[Start]

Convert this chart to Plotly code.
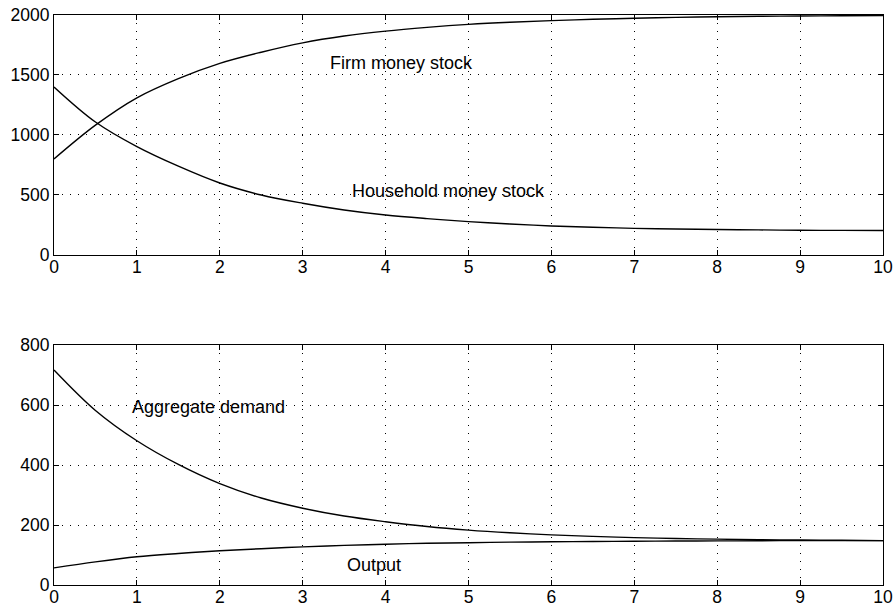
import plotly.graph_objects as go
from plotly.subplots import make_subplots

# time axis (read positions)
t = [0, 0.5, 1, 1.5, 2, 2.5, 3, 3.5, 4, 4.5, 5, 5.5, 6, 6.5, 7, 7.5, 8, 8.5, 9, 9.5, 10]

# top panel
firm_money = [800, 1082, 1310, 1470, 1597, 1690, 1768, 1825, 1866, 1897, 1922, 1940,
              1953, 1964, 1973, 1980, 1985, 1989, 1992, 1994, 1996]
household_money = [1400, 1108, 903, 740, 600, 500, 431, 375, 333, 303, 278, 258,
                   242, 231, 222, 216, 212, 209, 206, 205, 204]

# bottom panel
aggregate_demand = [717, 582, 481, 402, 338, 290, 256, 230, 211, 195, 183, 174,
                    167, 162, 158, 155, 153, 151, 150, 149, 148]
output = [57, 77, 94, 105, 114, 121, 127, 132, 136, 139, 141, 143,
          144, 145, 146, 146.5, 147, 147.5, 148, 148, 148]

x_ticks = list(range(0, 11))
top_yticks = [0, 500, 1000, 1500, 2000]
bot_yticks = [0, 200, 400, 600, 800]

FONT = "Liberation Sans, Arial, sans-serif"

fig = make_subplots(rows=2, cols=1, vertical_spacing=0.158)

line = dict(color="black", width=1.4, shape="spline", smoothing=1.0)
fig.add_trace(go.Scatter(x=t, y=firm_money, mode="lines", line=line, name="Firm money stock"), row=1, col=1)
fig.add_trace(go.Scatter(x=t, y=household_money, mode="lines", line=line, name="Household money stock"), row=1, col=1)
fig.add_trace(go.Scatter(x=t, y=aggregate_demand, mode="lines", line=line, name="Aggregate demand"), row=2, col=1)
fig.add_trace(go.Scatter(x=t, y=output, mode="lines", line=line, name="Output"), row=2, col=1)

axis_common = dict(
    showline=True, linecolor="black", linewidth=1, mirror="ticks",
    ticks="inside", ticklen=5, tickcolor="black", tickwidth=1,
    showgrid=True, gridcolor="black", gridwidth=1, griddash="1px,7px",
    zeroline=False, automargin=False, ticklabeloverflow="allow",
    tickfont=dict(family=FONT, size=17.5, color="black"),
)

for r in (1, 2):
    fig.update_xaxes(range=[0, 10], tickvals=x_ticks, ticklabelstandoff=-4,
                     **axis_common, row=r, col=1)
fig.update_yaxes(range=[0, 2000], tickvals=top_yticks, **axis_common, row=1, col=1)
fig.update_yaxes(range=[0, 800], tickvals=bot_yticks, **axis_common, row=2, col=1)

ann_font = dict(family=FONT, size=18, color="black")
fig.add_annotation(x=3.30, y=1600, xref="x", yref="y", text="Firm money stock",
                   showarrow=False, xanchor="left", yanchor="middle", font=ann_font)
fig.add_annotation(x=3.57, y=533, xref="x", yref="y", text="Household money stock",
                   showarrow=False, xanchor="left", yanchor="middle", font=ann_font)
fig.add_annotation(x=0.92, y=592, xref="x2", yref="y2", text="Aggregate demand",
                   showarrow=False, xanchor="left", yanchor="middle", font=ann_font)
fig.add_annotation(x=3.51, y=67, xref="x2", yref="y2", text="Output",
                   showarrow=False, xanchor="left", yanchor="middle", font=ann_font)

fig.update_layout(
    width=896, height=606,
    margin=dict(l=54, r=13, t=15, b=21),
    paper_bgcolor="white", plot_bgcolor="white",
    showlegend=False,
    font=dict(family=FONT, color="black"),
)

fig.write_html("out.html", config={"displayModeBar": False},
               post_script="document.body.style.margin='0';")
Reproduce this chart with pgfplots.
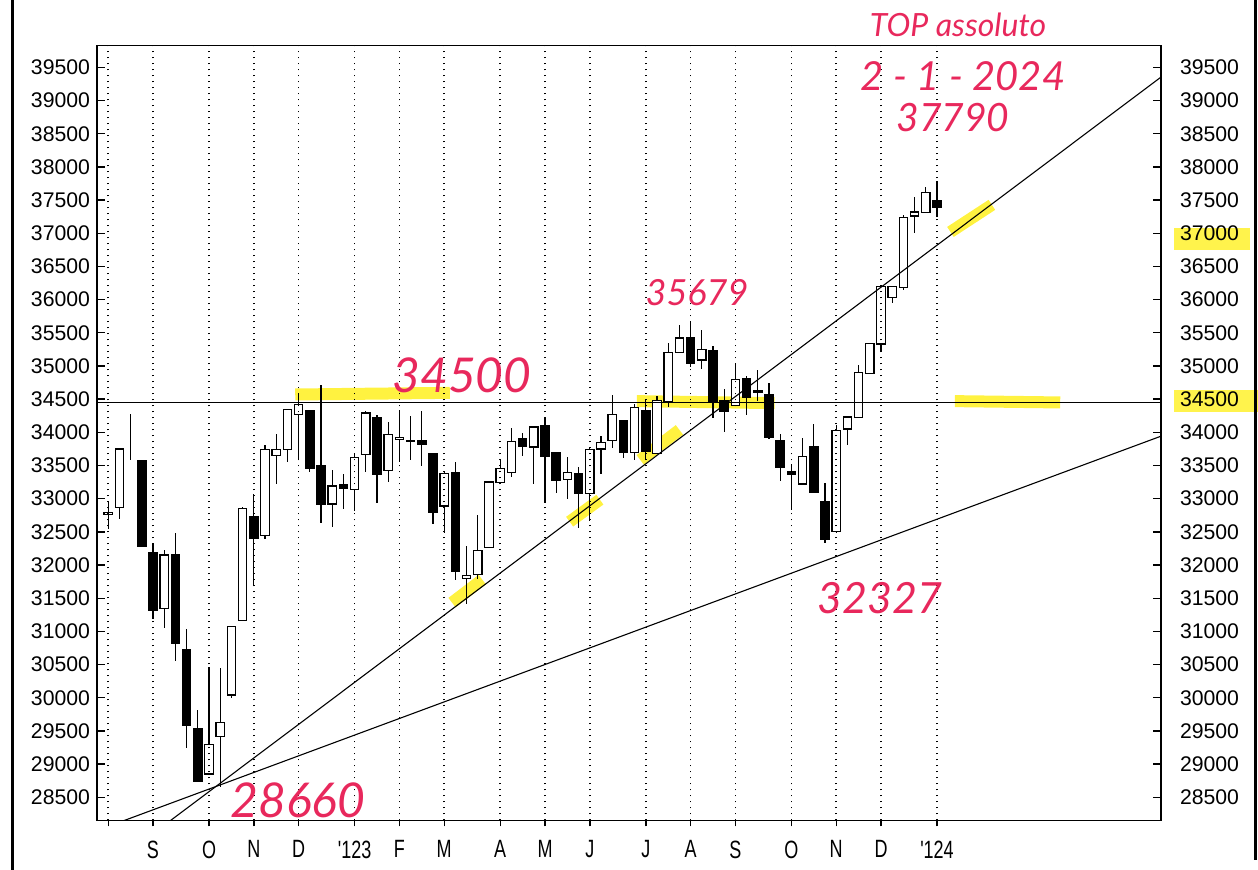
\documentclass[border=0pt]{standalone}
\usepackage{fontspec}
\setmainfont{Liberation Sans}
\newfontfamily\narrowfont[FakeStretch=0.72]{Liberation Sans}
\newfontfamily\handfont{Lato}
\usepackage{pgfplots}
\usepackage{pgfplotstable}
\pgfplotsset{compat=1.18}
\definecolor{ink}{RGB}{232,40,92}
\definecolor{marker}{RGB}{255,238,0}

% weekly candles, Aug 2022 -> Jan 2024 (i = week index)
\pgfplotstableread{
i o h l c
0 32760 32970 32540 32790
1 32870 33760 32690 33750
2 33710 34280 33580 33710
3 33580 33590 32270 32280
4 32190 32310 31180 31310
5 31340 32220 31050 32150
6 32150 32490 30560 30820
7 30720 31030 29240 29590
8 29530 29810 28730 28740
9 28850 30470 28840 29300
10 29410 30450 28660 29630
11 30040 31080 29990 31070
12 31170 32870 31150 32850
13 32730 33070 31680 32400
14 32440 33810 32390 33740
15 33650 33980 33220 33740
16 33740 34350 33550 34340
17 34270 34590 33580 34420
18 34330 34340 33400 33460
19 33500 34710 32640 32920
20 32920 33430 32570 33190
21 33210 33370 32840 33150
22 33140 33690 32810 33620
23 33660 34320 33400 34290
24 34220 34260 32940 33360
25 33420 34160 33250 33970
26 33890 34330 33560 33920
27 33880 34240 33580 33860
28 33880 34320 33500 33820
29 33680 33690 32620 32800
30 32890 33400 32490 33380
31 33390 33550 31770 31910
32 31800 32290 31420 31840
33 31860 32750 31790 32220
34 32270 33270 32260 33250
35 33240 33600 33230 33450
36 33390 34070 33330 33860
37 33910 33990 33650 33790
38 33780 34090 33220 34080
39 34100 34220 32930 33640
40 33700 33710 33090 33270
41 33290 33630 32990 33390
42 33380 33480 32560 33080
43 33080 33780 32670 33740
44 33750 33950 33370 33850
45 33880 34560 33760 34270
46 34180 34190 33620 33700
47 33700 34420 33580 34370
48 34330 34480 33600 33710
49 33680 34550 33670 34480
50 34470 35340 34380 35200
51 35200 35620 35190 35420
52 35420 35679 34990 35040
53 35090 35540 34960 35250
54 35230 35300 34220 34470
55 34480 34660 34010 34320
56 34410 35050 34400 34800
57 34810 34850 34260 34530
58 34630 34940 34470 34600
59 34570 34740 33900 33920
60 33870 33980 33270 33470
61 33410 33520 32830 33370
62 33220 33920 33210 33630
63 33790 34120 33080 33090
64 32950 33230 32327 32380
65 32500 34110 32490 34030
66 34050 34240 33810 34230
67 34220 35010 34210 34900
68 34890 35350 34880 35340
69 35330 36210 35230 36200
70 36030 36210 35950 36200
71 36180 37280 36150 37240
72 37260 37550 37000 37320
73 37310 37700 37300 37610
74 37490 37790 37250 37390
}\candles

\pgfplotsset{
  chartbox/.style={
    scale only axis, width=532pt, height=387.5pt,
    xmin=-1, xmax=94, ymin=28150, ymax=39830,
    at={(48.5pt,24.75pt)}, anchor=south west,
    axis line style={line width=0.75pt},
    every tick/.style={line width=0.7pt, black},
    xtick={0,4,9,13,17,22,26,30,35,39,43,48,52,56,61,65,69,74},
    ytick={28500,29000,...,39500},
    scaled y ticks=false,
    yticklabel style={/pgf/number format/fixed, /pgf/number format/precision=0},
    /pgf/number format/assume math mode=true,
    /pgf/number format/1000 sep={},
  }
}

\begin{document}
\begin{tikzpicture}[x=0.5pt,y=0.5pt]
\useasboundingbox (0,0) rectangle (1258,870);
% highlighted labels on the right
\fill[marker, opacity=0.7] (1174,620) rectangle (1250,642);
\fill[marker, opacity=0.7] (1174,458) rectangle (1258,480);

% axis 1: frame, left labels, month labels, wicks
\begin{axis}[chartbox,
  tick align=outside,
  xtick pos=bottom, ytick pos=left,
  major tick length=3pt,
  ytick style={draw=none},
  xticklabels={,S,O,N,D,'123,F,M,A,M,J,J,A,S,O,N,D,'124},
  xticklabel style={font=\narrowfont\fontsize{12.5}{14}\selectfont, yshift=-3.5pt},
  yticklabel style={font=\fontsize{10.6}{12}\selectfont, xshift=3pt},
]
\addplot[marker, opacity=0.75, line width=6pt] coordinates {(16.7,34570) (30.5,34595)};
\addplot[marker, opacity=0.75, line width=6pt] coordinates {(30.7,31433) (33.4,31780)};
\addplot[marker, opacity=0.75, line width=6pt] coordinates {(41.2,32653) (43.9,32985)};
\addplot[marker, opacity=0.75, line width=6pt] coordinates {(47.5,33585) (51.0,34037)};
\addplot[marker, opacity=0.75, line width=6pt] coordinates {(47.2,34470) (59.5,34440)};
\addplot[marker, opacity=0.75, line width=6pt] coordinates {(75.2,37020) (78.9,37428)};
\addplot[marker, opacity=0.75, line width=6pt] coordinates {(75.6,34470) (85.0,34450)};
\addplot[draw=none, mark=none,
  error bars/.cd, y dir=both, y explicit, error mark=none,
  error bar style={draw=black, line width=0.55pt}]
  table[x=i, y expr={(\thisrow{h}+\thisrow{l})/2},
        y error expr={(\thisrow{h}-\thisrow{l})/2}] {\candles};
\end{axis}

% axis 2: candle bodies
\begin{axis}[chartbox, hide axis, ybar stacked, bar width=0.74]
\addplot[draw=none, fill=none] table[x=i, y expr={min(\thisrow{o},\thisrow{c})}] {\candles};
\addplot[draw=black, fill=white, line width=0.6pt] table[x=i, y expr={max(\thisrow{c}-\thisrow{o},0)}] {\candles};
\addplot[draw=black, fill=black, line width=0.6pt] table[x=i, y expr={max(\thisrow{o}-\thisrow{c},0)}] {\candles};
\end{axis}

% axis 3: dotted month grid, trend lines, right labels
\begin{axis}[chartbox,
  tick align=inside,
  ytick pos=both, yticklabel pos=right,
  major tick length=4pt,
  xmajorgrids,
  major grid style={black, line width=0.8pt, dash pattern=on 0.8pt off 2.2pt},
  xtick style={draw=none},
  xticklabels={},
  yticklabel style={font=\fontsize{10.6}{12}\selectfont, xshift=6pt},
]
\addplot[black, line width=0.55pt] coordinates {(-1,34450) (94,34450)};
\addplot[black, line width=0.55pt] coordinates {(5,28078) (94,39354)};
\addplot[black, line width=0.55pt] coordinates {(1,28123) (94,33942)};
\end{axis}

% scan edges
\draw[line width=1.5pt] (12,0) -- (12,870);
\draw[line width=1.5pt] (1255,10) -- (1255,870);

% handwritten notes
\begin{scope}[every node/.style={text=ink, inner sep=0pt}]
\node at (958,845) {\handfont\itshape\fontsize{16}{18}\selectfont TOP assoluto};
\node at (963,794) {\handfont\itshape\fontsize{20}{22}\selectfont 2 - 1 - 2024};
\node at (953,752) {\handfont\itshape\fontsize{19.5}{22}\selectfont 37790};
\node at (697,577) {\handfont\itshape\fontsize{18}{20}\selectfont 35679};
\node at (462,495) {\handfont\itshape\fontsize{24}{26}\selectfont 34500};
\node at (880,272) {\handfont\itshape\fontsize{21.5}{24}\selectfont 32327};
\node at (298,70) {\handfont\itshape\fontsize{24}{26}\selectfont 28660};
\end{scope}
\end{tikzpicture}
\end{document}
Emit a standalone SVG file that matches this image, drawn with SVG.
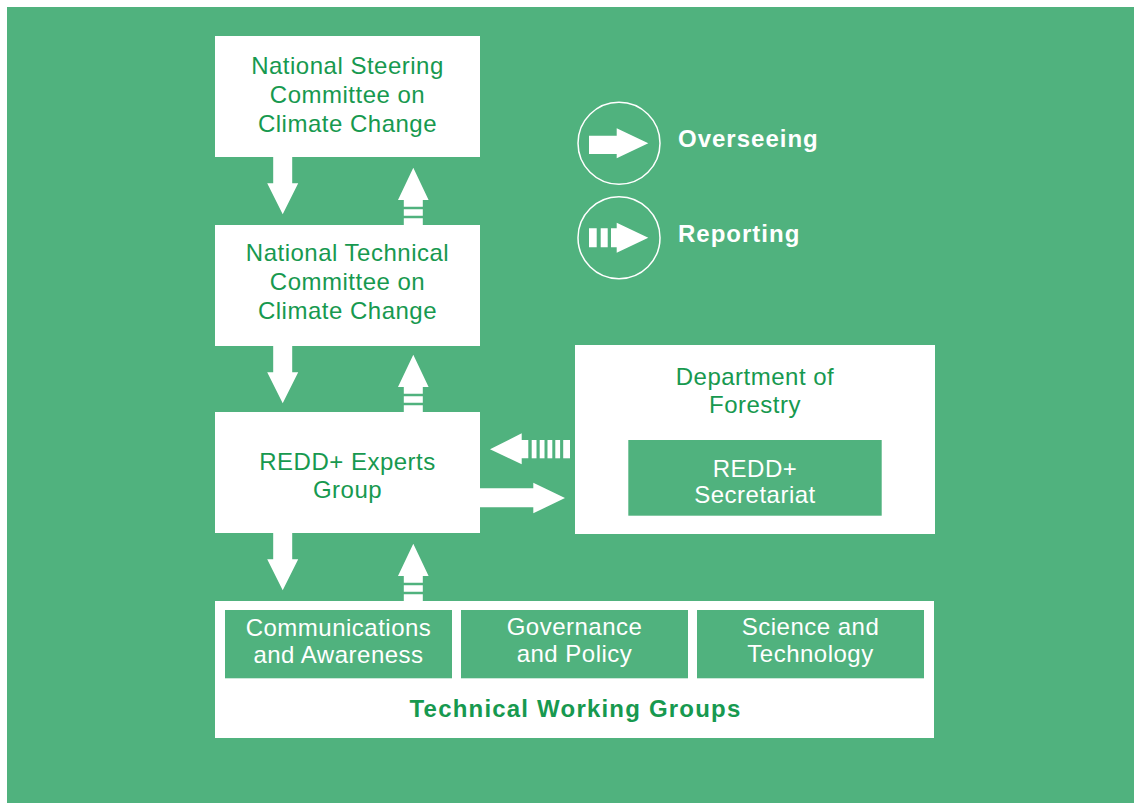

[End]

> **SHORT PROBLEM**
Extract the lines exactly, please: the first line of the listing, the line with "9, 9.5, 10]", and every line between them, but no pictures.

> **OUTPUT FOR THIS TASK**
Convert this chart to Plotly code.
import plotly.graph_objects as go
from plotly.subplots import make_subplots

# time axis (read positions)
t = [0, 0.5, 1, 1.5, 2, 2.5, 3, 3.5, 4, 4.5, 5, 5.5, 6, 6.5, 7, 7.5, 8, 8.5, 9, 9.5, 10]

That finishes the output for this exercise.